UI: Code Graph page.
API: GET /api/project-graph/:projectId/god-nodes?limit=10.

The top-5 god-nodes are piped into every chief-of-staff plan prompt as “Project landmarks.” The planner uses them to decompose around core abstractions rather than inventing new ones.

EXTRACTED vs INFERRED

Every edge carries a confidence tag:

EXTRACTED — direct evidence from AST parsing. A contains edge between a file and a top-level class is EXTRACTED.
INFERRED — heuristic. A calls edge from foo() to bar() based on bare-name matching is INFERRED, because we don’t do full symbol resolution.

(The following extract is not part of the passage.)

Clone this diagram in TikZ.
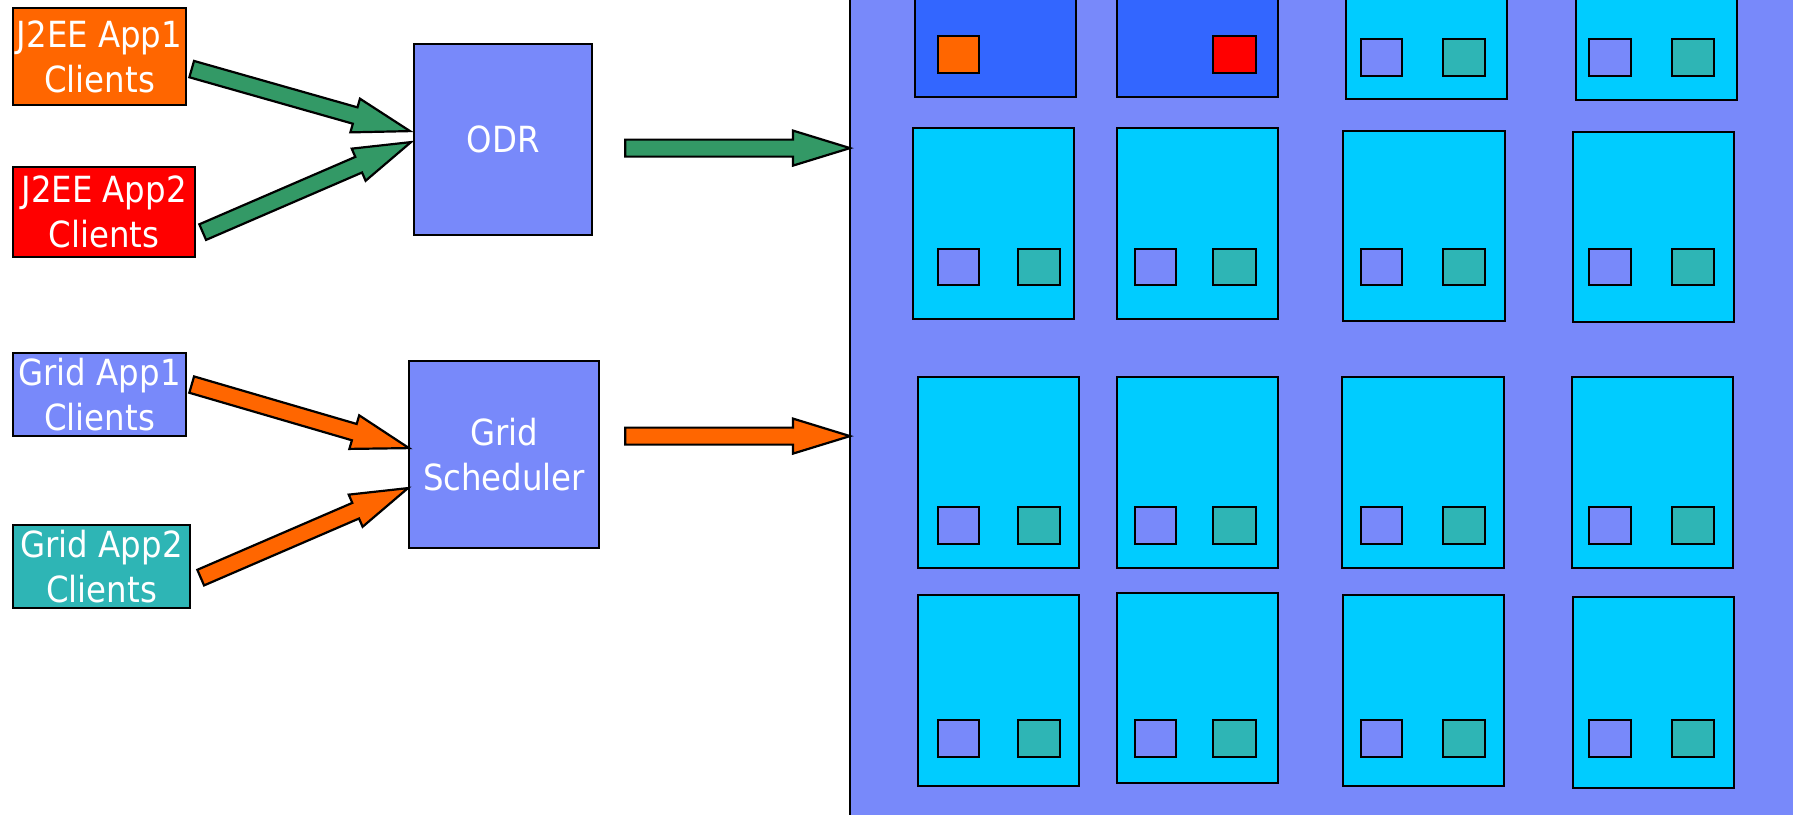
\documentclass[tikz,border=0pt]{standalone}
\usepackage{fontspec}
\newfontfamily\labelfont{DejaVu Sans Condensed}
\usetikzlibrary{calc}

\definecolor{appOrange}{RGB}{255,102,0}
\definecolor{appRed}{RGB}{255,0,0}
\definecolor{lavender}{RGB}{120,137,250}
\definecolor{gridTeal}{RGB}{46,181,181}
\definecolor{flowGreen}{RGB}{51,153,102}
\definecolor{nodeBlue}{RGB}{51,102,255}
\definecolor{nodeCyan}{RGB}{0,204,255}

\tikzset{
  box/.style={draw=black, line width=2.2pt, inner sep=0pt, anchor=north west,
    text=white, align=center, font=\labelfont\fontsize{36}{45}\selectfont},
  blockarrow/.style={draw=black, line width=2.2pt, line join=miter},
  cellbox/.style={draw=black, line width=2.2pt},
}

% thick block arrow: #1 fill colour, #2 tail, #3 tip
\newcommand\flowarrow[3]{%
  \coordinate (fa-base) at ($(#3)!57pt!(#2)$);
  \draw[blockarrow, fill=#1]
    ($(#2)!8.5pt!90:(#3)$) -- ($(fa-base)!8.5pt!90:(#3)$)
    -- ($(fa-base)!17.5pt!90:(#3)$) -- (#3)
    -- ($(fa-base)!17.5pt!-90:(#3)$) -- ($(fa-base)!8.5pt!-90:(#3)$)
    -- ($(#2)!8.5pt!-90:(#3)$) -- cycle;
}

% a server frame, and a slot inside it: x1 y1 x2 y2 fill
\newcommand\server[5]{\draw[cellbox, fill=#5] (#1,#2) rectangle (#3,#4);}
\newcommand\slot[5]{\draw[cellbox, fill=#5] (#1,#2) rectangle (#3,#4);}

\begin{document}
\begin{tikzpicture}[x=1pt, y=-1pt]
\useasboundingbox (0,0) rectangle (1793,814);
\clip (0,0) rectangle (1793,814);

% cluster panel
\node[fill=lavender, inner sep=0pt, anchor=north west,
      minimum width=960pt, minimum height=840pt] (cluster) at (850,-10) {};
\draw[line width=2.2pt] (cluster.north west) -- (cluster.south west);

% client groups and routers
\node[box, fill=appOrange, minimum width=173pt, minimum height=97pt] (j2ee1) at (12,7) {J2EE App1\\Clients};
\node[box, fill=appRed, minimum width=182pt, minimum height=90pt] (j2ee2) at (12,166) {J2EE App2\\Clients};
\node[box, fill=lavender, minimum width=178pt, minimum height=191pt] (odr) at (413,43) {ODR};
\node[box, fill=lavender, minimum width=173pt, minimum height=83pt] (grid1) at (12,352) {Grid App1\\Clients};
\node[box, fill=gridTeal, minimum width=177pt, minimum height=83pt] (grid2) at (12,524) {Grid App2\\Clients};
\node[box, fill=lavender, minimum width=190pt, minimum height=187pt] (gsched) at (408,360) {Grid\\Scheduler};

% arrow ends
\coordinate (j1-out) at ($(j2ee1.east)+(4.5,12.5)$);
\coordinate (j2-out) at ($(j2ee2.east)+(6.5,20)$);
\coordinate (odr-in1) at ($(odr.west)+(-3,-8.5)$);
\coordinate (odr-in2) at ($(odr.west)+(-2,2.5)$);
\coordinate (g1-out) at ($(grid1.east)+(4.5,-10)$);
\coordinate (g2-out) at ($(grid2.east)+(9.5,11)$);
\coordinate (gs-in1) at ($(gsched.west)+(1,-6.5)$);
\coordinate (gs-in2) at ($(gsched.west)+(0,33.5)$);
\coordinate (odr-out) at ($(odr.east)+(32,8.5)$);
\coordinate (gs-out) at ($(gsched.east)+(25,-18.5)$);
\coordinate (cluster-in1) at (cluster.west |- odr-out);
\coordinate (cluster-in2) at (cluster.west |- gs-out);

\flowarrow{flowGreen}{j1-out}{odr-in1}
\flowarrow{flowGreen}{j2-out}{odr-in2}
\flowarrow{appOrange}{g1-out}{gs-in1}
\flowarrow{appOrange}{g2-out}{gs-in2}
\flowarrow{flowGreen}{odr-out}{cluster-in1}
\flowarrow{appOrange}{gs-out}{cluster-in2}

% row 1
\server{915}{-5}{1076}{97}{nodeBlue}
\server{1117}{-5}{1278}{97}{nodeBlue}
\server{1346}{-5}{1507}{99}{nodeCyan}
\server{1576}{-5}{1737}{100}{nodeCyan}
\slot{938}{36}{979}{73}{appOrange}
\slot{1213}{36}{1256}{73}{appRed}
\slot{1361}{39}{1402}{76}{lavender}
\slot{1443}{39}{1485}{76}{gridTeal}
\slot{1589}{39}{1631}{76}{lavender}
\slot{1672}{39}{1714}{76}{gridTeal}

% row 2
\server{913}{128}{1074}{319}{nodeCyan}
\server{1117}{128}{1278}{319}{nodeCyan}
\server{1343}{131}{1505}{321}{nodeCyan}
\server{1573}{132}{1734}{322}{nodeCyan}
% row 3
\server{918}{377}{1079}{568}{nodeCyan}
\server{1117}{377}{1278}{568}{nodeCyan}
\server{1342}{377}{1504}{568}{nodeCyan}
\server{1572}{377}{1733}{568}{nodeCyan}
% row 4
\server{918}{595}{1079}{786}{nodeCyan}
\server{1117}{593}{1278}{783}{nodeCyan}
\server{1343}{595}{1504}{786}{nodeCyan}
\server{1573}{597}{1734}{788}{nodeCyan}

% slots of rows 2 to 4
\foreach \ya/\yb in {249/285, 507/544, 720/757}{
  \slot{938}{\ya}{979}{\yb}{lavender}
  \slot{1018}{\ya}{1060}{\yb}{gridTeal}
  \slot{1135}{\ya}{1176}{\yb}{lavender}
  \slot{1213}{\ya}{1256}{\yb}{gridTeal}
  \slot{1361}{\ya}{1402}{\yb}{lavender}
  \slot{1443}{\ya}{1485}{\yb}{gridTeal}
  \slot{1589}{\ya}{1631}{\yb}{lavender}
  \slot{1672}{\ya}{1714}{\yb}{gridTeal}
}
\end{tikzpicture}
\end{document}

The UI renders this visually; the planner prompt uses EXTRACTED edges for harder claims.

Communities

Louvain community detection runs on the graph after build. Nodes are assigned to communities; tightly-coupled symbols cluster together.

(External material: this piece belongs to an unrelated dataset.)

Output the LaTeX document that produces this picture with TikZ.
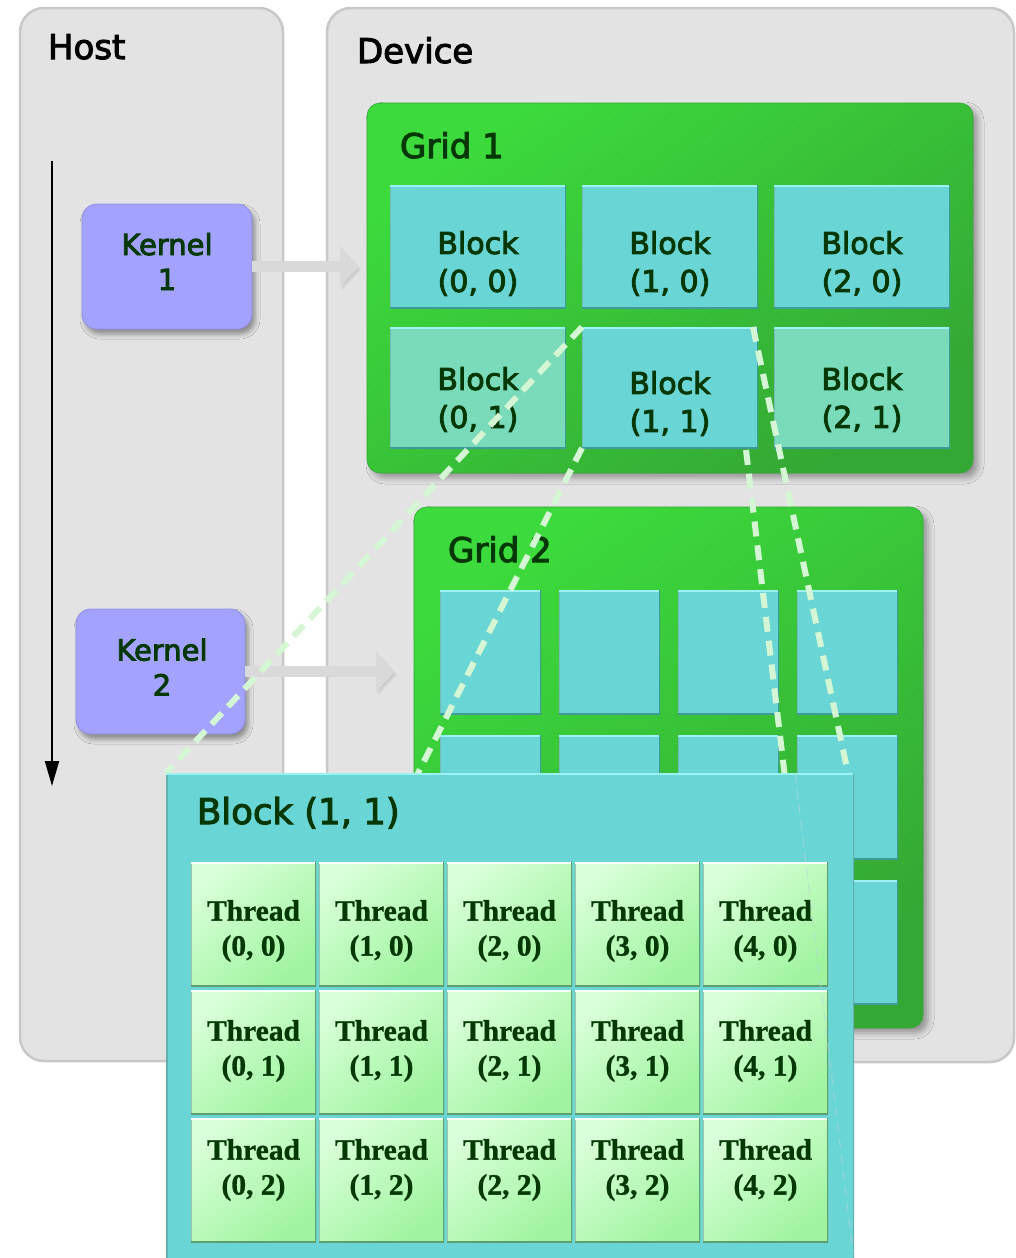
\documentclass[tikz,border=0pt]{standalone}
\usepackage{fontspec}
\setmainfont{DejaVu Sans}[FakeBold=3]
\newfontfamily\threadfont{Liberation Serif}[FakeBold=1]
\usetikzlibrary{arrows.meta,shadows.blur,calc}

\definecolor{panelfill}{HTML}{E3E3E3}
\definecolor{paneledge}{HTML}{C8C8C8}
\definecolor{kernelfill}{HTML}{A3A3FF}
\definecolor{kerneledge}{HTML}{8E8EE6}
\definecolor{gridlight}{HTML}{3CDA3C}
\definecolor{griddark}{HTML}{34A834}
\definecolor{cyanfill}{HTML}{6AD5D5}
\definecolor{cyanedge}{HTML}{3F9A9A}
\definecolor{cyanhi}{HTML}{9CF2F2}
\definecolor{palefill}{HTML}{7ADBBA}
\definecolor{threadlight}{HTML}{D8FFD8}
\definecolor{threaddark}{HTML}{A0F4A0}
\definecolor{threadedge}{HTML}{5F9C6E}
\definecolor{dashgreen}{HTML}{D4F6D4}
\definecolor{labelgreen}{HTML}{053805}
\definecolor{launchgray}{HTML}{D9D9D9}

\begin{document}
\begin{tikzpicture}[x=1pt,y=-1pt,
  every node/.style={inner sep=0pt, outer sep=0pt},
  panel/.style={anchor=north west, draw=paneledge, line width=2.5pt, fill=panelfill, rounded corners=24pt},
  kernelbox/.style={anchor=north west, fill=kernelfill, draw=kerneledge, line width=0.8pt,
    rounded corners=15pt, minimum width=170pt, minimum height=125pt,
    blur shadow={shadow xshift=3pt, shadow yshift=-5pt, shadow blur radius=5pt, shadow opacity=40}},
  gridbox/.style={anchor=north west, top color=gridlight, bottom color=griddark, shading angle=35,
    draw=griddark, line width=0.6pt, rounded corners=13pt,
    blur shadow={shadow xshift=5pt, shadow yshift=-5pt, shadow blur radius=6pt, shadow opacity=35}},
  cell/.style={anchor=north west, fill=cyanfill,
    path picture={
      \draw[line width=2pt, cyanedge!70] (path picture bounding box.south west) -- (path picture bounding box.north west);
      \draw[line width=3pt, cyanhi] (path picture bounding box.north west) -- (path picture bounding box.north east);
      \draw[line width=3pt, cyanedge] (path picture bounding box.north east) -- (path picture bounding box.south east) -- (path picture bounding box.south west);
    }},
  threadcell/.style={anchor=north west, minimum width=125pt, minimum height=124pt,
    top color=threadlight, bottom color=threaddark, shading angle=40,
    path picture={
      \draw[line width=2pt, threadedge!60] (path picture bounding box.south west) -- (path picture bounding box.north west);
      \draw[line width=3pt, white!85!threadlight] (path picture bounding box.north west) -- (path picture bounding box.north east);
      \draw[line width=3pt, threadedge] (path picture bounding box.north east) -- (path picture bounding box.south east) -- (path picture bounding box.south west);
    }},
  bigblock/.style={anchor=north west, fill=cyanfill,
    path picture={
      \draw[line width=3pt, cyanedge!80] (path picture bounding box.south west) -- (path picture bounding box.north west);
      \draw[line width=3pt, cyanhi] (path picture bounding box.north west) -- (path picture bounding box.north east);
      \draw[line width=3pt, cyanedge!80] (path picture bounding box.north east) -- (path picture bounding box.south east);
    }},
  titletext/.style={font=\fontsize{34}{40}\selectfont, anchor=base west},
  blocktext/.style={font=\fontsize{30}{38}\selectfont, align=center, text=labelgreen},
  kerneltext/.style={font=\fontsize{29}{35}\selectfont, align=center, text=labelgreen},
  threadtext/.style={font=\threadfont\bfseries\fontsize{29.5}{35}\selectfont, align=center, text=labelgreen},
  launch/.style={draw=launchgray, line width=11pt, -{Triangle[length=19pt,width=40pt]},
    preaction={draw=black!45, opacity=0.18, transform canvas={shift={(2pt,-3pt)}}}},
  zoomline/.style={draw=dashgreen, line width=6pt, dash pattern=on 15pt off 9pt},
  hiddenline/.style={draw=cyanedge!40!white, opacity=0.6, line width=1pt, dash pattern=on 10pt off 6pt},
]

% canvas
\fill[white] (0,0) rectangle (1016,1258);
\useasboundingbox (0,0) rectangle (1016,1258);

% host and device panels
\node[panel, minimum width=263pt, minimum height=1053pt] (host) at (20,8) {};
\node[panel, minimum width=687pt, minimum height=1054pt] (device) at (327,8) {};
\node[titletext] (hostlabel) at (48,59) {Host};
\node[titletext] (devicelabel) at (357,63) {Device};

% host timeline
\coordinate (tstart) at (52,161);
\coordinate (tend) at (52,786);
\draw[line width=2pt, -{Triangle[length=25pt,width=14pt]}] (tstart) -- (tend);

% kernels
\node[kernelbox] (k1) at (82,204) {};
\node[kerneltext] (k1label) at ([yshift=5pt]k1.center) {Kernel\\1};
\node[kernelbox, minimum width=169pt] (k2) at (76,609) {};
\node[kerneltext] (k2label) at ([shift={(1.5pt,4.5pt)}]k2.center) {Kernel\\2};

% grid 1
\node[gridbox, minimum width=606pt, minimum height=370pt] (g1) at (367,103) {};
\node[titletext, text=labelgreen] (g1label) at (400,158) {Grid 1};
\foreach \i/\x in {0/390,1/582,2/774} {
  \node[cell, minimum width=176pt, minimum height=123pt] (b\i0) at (\x,185) {};
  \node[blocktext] (b\i0-l) at ([yshift=-17pt]b\i0.center) {Block\\(\i, 0)};
}
\node[cell, fill=palefill, minimum width=176pt, minimum height=121pt] (b01) at (390,327) {};
\node[blocktext] (b01-l) at ([yshift=-12pt]b01.center) {Block\\(0, 1)};
\node[cell, minimum width=176pt, minimum height=121pt] (b11) at (582,327) {};
\node[blocktext] (b11-l) at ([yshift=-16pt]b11.center) {Block\\(1, 1)};
\node[cell, fill=palefill, minimum width=176pt, minimum height=121pt] (b21) at (774,327) {};
\node[blocktext] (b21-l) at ([yshift=-12pt]b21.center) {Block\\(2, 1)};

% grid 2
\node[gridbox, minimum width=509pt, minimum height=521pt] (g2) at (414,507) {};
\node[titletext, text=labelgreen] (g2label) at (448,562) {Grid 2};
\foreach \i in {0,...,3} {
  \foreach \j in {0,1,2} {
    \node[cell, minimum width=101pt, minimum height=124pt] (c\i\j) at ({440+119*\i},{590+145*\j}) {};
  }
}

% kernel launches
\draw[launch] (k1.east) -- ([xshift=-8pt]k1.east -| g1.west);
\draw[launch] (k2.east) -- ([xshift=-19pt]k2.east -| g2.west);

% enlarged block (1, 1): outline used as the far end of the zoom lines
\coordinate (bbnw) at (166,773);
\coordinate (bbne) at (848,773);
\coordinate (bbsw) at (166,1273);
\coordinate (bbse) at (844,1273);
\coordinate (zc) at ([xshift=-5pt]b11.north east);
\coordinate (zd) at ([shift={(-12pt,-2pt)}]b11.south east);
\draw[zoomline] (b11.north west) -- (bbnw);
\draw[zoomline] (b11.south west) -- (bbsw);
\draw[zoomline] (zc) -- (bbne);
\draw[zoomline] (zd) -- (bbse);

% the enlarged block, drawn over the zoom lines
\node[bigblock, minimum width=688pt, minimum height=500pt] (bb) at (bbnw) {};
\node[titletext, text=labelgreen, font=\fontsize{35.5}{40}\selectfont] (bblabel) at (197,824) {Block (1, 1)};

% threads
\foreach \j/\dy in {0/-7,1/1,2/10} {
  \foreach \i in {0,...,4} {
    \node[threadcell] (t\i\j) at ({191+128*\i},{862+128*\j}) {};
    \node[threadtext] (t\i\j-l) at ([yshift=\dy pt]t\i\j.center) {Thread\\(\i, \j)};
  }
}

% hidden edge seen through the enlarged block
\coordinate (ha) at (795,773);
\coordinate (hb) at (853,1252);
\draw[hiddenline] (ha) -- (hb);
\end{tikzpicture}
\end{document}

The UI’s Community lookup in Code Graph shows you every symbol in the same cluster as the one you entered.

Building a graph

From the UI

Code Graph → Build graph.
Paste a filesystem path on the server (/srv/repos/acme-app) and a repo label (acme/app).
Build.

First build of ~10k files takes ~10 seconds. Incremental builds (contentHash match) are no-ops.

From the API

curl -X POST https://workforce0/api/project-graph/<projectId>/build \
  -H "X-Project-Id: <projectId>" \
  -H "Content-Type: application/json" \
  -d '{ "repoPath": "/srv/repos/acme-app", "repoLabel": "acme/app" }'

Auto-refresh

After the first build, pushes to the default branch auto-refresh the graph — see GitHub integration.

Querying the graph

Six REST endpoints:

Endpoint	Purpose
`GET /api/project-graph/:projectId`	Summary (counts, languages, timestamp)
`GET /api/project-graph/:projectId/god-nodes?limit=N`	Top-N by degree
`GET /api/project-graph/:projectId/callers/:symbol`	Symbols that call the target
`GET /api/project-graph/:projectId/path?from=X&to=Y`	Shortest path in the dep graph
`GET /api/project-graph/:projectId/community/:symbol`	All symbols in the same Louvain community
`POST /api/project-graph/:projectId/build`	Build / refresh

Storage

Each ProjectGraph row stores:

contentHash (SHA256 of the input file set). Incremental builds check this first.
graphJson — serialized full graph (nodes, edges, communities).
Denormalised counts (nodeCount, edgeCount, communityCount) for fast dashboard reads.
godNodeSlugs — cached top-N for the planner prompt.
languages — extractor coverage, for the audit UI (“TS + Python”).
repoPath — filesystem path for auto-refresh.
repoLabel — GitHub owner/name, for webhook matching.

Graph staleness

ExecutionPlan rows snapshot the contentHash from the graph that fed the prompt (graphContentHash). When the graph rebuilds, older plans get flagged graphStale in the library UI. Stale plans may reference renamed / removed symbols.

See Graph-staleness badge.

PRD ↔ code cross-links

Approved briefs (PRDs) are scanned for code-symbol mentions (“we’ll change the TaskRepository”) and links are persisted to PRDSymbolLink. The UI can then jump from brief text to the symbol’s file + line.

Performance

Extraction rate: ~5k files / second for TS (TS compiler dominates); ~20k files / second for Python (regex-only).
Louvain community detection: linear-ish in edge count.
Memory: ~1 GB transient during extraction of a 100k-file repo.

Limitations (honest)

Regex-based Python misses nested classes, dynamic class creation, metaclasses.
No full symbol resolution — calls edges are by bare name. Ambiguity (two save() methods in different classes) resolves to all matches; the planner tolerates this.
No cross-repo. Each graph is one repo. Multi-repo projects aggregate god-nodes at read time.

See DEFERRED.md for the language extractor backlog.